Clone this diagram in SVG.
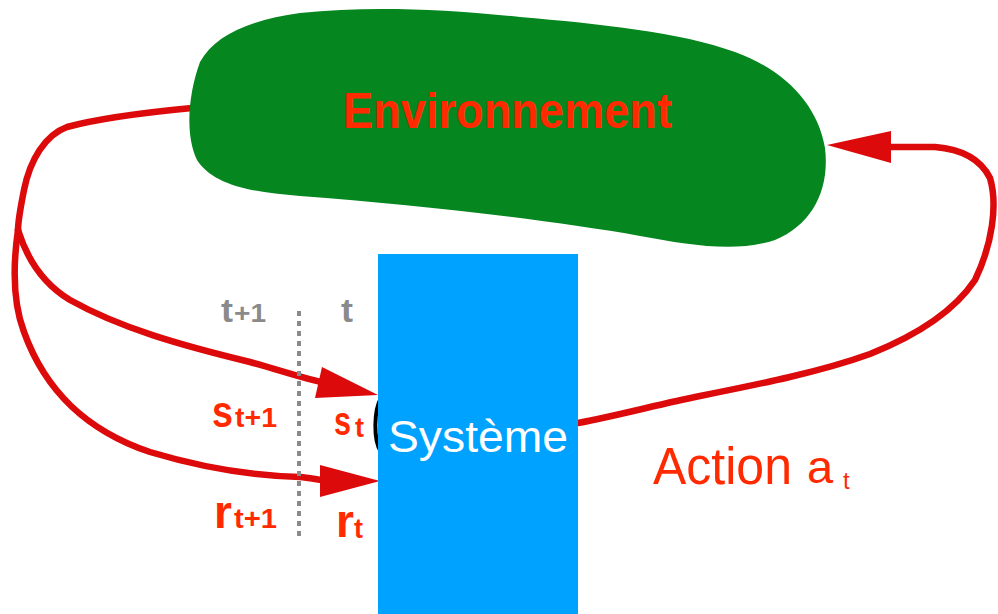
<svg xmlns="http://www.w3.org/2000/svg" width="998" height="614" viewBox="0 0 998 614">
  <defs>
    <style>
      .wire { fill: none; stroke: #dc0a0a; stroke-width: 6.5; stroke-linecap: round; stroke-linejoin: round; }
      .head { fill: #dc0a0a; }
      .lbl { font-family: "Liberation Sans", Arial, sans-serif; fill: #ff2a00; font-weight: bold; }
      .tick { font-family: "Liberation Sans", Arial, sans-serif; fill: #8a8a8a; font-weight: bold; }
      .act { font-family: "Liberation Sans", Arial, sans-serif; fill: #ff2a00; }
    </style>
  </defs>
  <rect width="998" height="614" fill="#ffffff"/>

  <!-- connectors -->
  <g id="connectors">
    <!-- feedback from environment splitting into state and reward -->
    <path class="wire" d="M 192,108 C 150,112 100,118 67,127 C 45,135 30,160 24,190 C 20,210 18,222 18,230"/>
    <path class="wire" d="M 18,230 C 28,262 45,285 70,300 C 120,328 180,345 250,362 C 280,370 300,378 330,384"/>
    <path class="wire" d="M 18,230 C 13,265 12,300 24,332 C 45,390 85,430 150,452 C 210,470 260,476 300,477 C 310,478 320,480 330,481"/>
    <polygon class="head" points="322,367 378,395 315,398"/>
    <polygon class="head" points="320,465 380,481 320,497"/>
    <!-- action back to the environment -->
    <path class="wire" d="M 578,423 C 620,415 660,404 700,396 C 760,384 820,372 870,354 C 920,334 955,310 975,280 C 992,245 998,205 990,178 C 980,158 960,149 935,147 L 888,147"/>
    <polygon class="head" points="891,131 827,145 891,163"/>
    <!-- time separator -->
    <line x1="299" y1="311" x2="299" y2="538" stroke="#8a8a8a" stroke-width="4" stroke-dasharray="5,5"/>
  </g>

  <!-- environment -->
  <g id="environnement">
    <path fill="#05861f" d="M 200,62 C 215,35 250,20 300,13 C 370,6 440,9 520,17 C 600,24 680,32 735,52 C 785,70 818,105 825,148 C 830,190 812,225 775,240 C 735,253 690,245 640,236 C 550,220 420,205 300,196 C 245,192 212,183 197,160 C 185,135 188,95 200,62 Z"/>
    <text class="lbl" x="343" y="128" font-size="50" textLength="329" lengthAdjust="spacingAndGlyphs" fill="#f22a00">Environnement</text>
  </g>

  <!-- time labels -->
  <g id="temps">
    <text class="tick" x="221" y="322" font-size="34" textLength="12" lengthAdjust="spacingAndGlyphs">t</text>
    <text class="tick" x="234" y="322" font-size="25" textLength="32" lengthAdjust="spacingAndGlyphs">+1</text>
    <text class="tick" x="341" y="322" font-size="34" textLength="12" lengthAdjust="spacingAndGlyphs">t</text>
  </g>

  <!-- state and reward labels -->
  <g id="etats">
    <text class="lbl" x="212" y="427" font-size="44" textLength="21" lengthAdjust="spacingAndGlyphs">s</text>
    <text class="lbl" x="235" y="427" font-size="27" textLength="42" lengthAdjust="spacingAndGlyphs">t+1</text>
    <text class="lbl" x="334" y="435" font-size="40" textLength="17" lengthAdjust="spacingAndGlyphs">s</text>
    <text class="lbl" x="355" y="437" font-size="28" textLength="9" lengthAdjust="spacingAndGlyphs">t</text>
    <text class="lbl" x="214" y="528" font-size="46">r</text>
    <text class="lbl" x="234" y="528" font-size="28" textLength="43" lengthAdjust="spacingAndGlyphs">t+1</text>
    <text class="lbl" x="336" y="537" font-size="46">r</text>
    <text class="lbl" x="354" y="538" font-size="28" textLength="9" lengthAdjust="spacingAndGlyphs">t</text>
  </g>

  <!-- agent -->
  <g id="systeme">
    <path d="M 381,398 C 374,410 373,440 381,452" fill="none" stroke="#000000" stroke-width="4"/>
    <rect x="378" y="254" width="200" height="360" fill="#00a2ff"/>
    <text x="478" y="452" font-family="Liberation Sans, Arial, sans-serif" font-size="44" fill="#ffffff" text-anchor="middle" textLength="180" lengthAdjust="spacingAndGlyphs">Système</text>
  </g>

  <!-- action label -->
  <g id="action">
    <text class="act" x="653" y="484" font-size="51" textLength="139" lengthAdjust="spacingAndGlyphs">Action</text>
    <text class="act" x="807" y="483" font-size="47">a</text>
    <text class="act" x="843" y="489" font-size="24">t</text>
  </g>
</svg>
· · ·
#### [Task brief]
Repeat the material above in full and unchanged, minus its images.

#### [The result]
Clone this diagram in SVG.
<svg xmlns="http://www.w3.org/2000/svg" width="998" height="614" viewBox="0 0 998 614">
  <defs>
    <style>
      .wire { fill: none; stroke: #dc0a0a; stroke-width: 6.5; stroke-linecap: round; stroke-linejoin: round; }
      .head { fill: #dc0a0a; }
      .lbl { font-family: "Liberation Sans", Arial, sans-serif; fill: #ff2a00; font-weight: bold; }
      .tick { font-family: "Liberation Sans", Arial, sans-serif; fill: #8a8a8a; font-weight: bold; }
      .act { font-family: "Liberation Sans", Arial, sans-serif; fill: #ff2a00; }
    </style>
  </defs>
  <rect width="998" height="614" fill="#ffffff"/>

  <!-- connectors -->
  <g id="connectors">
    <!-- feedback from environment splitting into state and reward -->
    <path class="wire" d="M 192,108 C 150,112 100,118 67,127 C 45,135 30,160 24,190 C 20,210 18,222 18,230"/>
    <path class="wire" d="M 18,230 C 28,262 45,285 70,300 C 120,328 180,345 250,362 C 280,370 300,378 330,384"/>
    <path class="wire" d="M 18,230 C 13,265 12,300 24,332 C 45,390 85,430 150,452 C 210,470 260,476 300,477 C 310,478 320,480 330,481"/>
    <polygon class="head" points="322,367 378,395 315,398"/>
    <polygon class="head" points="320,465 380,481 320,497"/>
    <!-- action back to the environment -->
    <path class="wire" d="M 578,423 C 620,415 660,404 700,396 C 760,384 820,372 870,354 C 920,334 955,310 975,280 C 992,245 998,205 990,178 C 980,158 960,149 935,147 L 888,147"/>
    <polygon class="head" points="891,131 827,145 891,163"/>
    <!-- time separator -->
    <line x1="299" y1="311" x2="299" y2="538" stroke="#8a8a8a" stroke-width="4" stroke-dasharray="5,5"/>
  </g>

  <!-- environment -->
  <g id="environnement">
    <path fill="#05861f" d="M 200,62 C 215,35 250,20 300,13 C 370,6 440,9 520,17 C 600,24 680,32 735,52 C 785,70 818,105 825,148 C 830,190 812,225 775,240 C 735,253 690,245 640,236 C 550,220 420,205 300,196 C 245,192 212,183 197,160 C 185,135 188,95 200,62 Z"/>
    <text class="lbl" x="343" y="128" font-size="50" textLength="329" lengthAdjust="spacingAndGlyphs" fill="#f22a00">Environnement</text>
  </g>

  <!-- time labels -->
  <g id="temps">
    <text class="tick" x="221" y="322" font-size="34" textLength="12" lengthAdjust="spacingAndGlyphs">t</text>
    <text class="tick" x="234" y="322" font-size="25" textLength="32" lengthAdjust="spacingAndGlyphs">+1</text>
    <text class="tick" x="341" y="322" font-size="34" textLength="12" lengthAdjust="spacingAndGlyphs">t</text>
  </g>

  <!-- state and reward labels -->
  <g id="etats">
    <text class="lbl" x="212" y="427" font-size="44" textLength="21" lengthAdjust="spacingAndGlyphs">s</text>
    <text class="lbl" x="235" y="427" font-size="27" textLength="42" lengthAdjust="spacingAndGlyphs">t+1</text>
    <text class="lbl" x="334" y="435" font-size="40" textLength="17" lengthAdjust="spacingAndGlyphs">s</text>
    <text class="lbl" x="355" y="437" font-size="28" textLength="9" lengthAdjust="spacingAndGlyphs">t</text>
    <text class="lbl" x="214" y="528" font-size="46">r</text>
    <text class="lbl" x="234" y="528" font-size="28" textLength="43" lengthAdjust="spacingAndGlyphs">t+1</text>
    <text class="lbl" x="336" y="537" font-size="46">r</text>
    <text class="lbl" x="354" y="538" font-size="28" textLength="9" lengthAdjust="spacingAndGlyphs">t</text>
  </g>

  <!-- agent -->
  <g id="systeme">
    <path d="M 381,398 C 374,410 373,440 381,452" fill="none" stroke="#000000" stroke-width="4"/>
    <rect x="378" y="254" width="200" height="360" fill="#00a2ff"/>
    <text x="478" y="452" font-family="Liberation Sans, Arial, sans-serif" font-size="44" fill="#ffffff" text-anchor="middle" textLength="180" lengthAdjust="spacingAndGlyphs">Système</text>
  </g>

  <!-- action label -->
  <g id="action">
    <text class="act" x="653" y="484" font-size="51" textLength="139" lengthAdjust="spacingAndGlyphs">Action</text>
    <text class="act" x="807" y="483" font-size="47">a</text>
    <text class="act" x="843" y="489" font-size="24">t</text>
  </g>
</svg>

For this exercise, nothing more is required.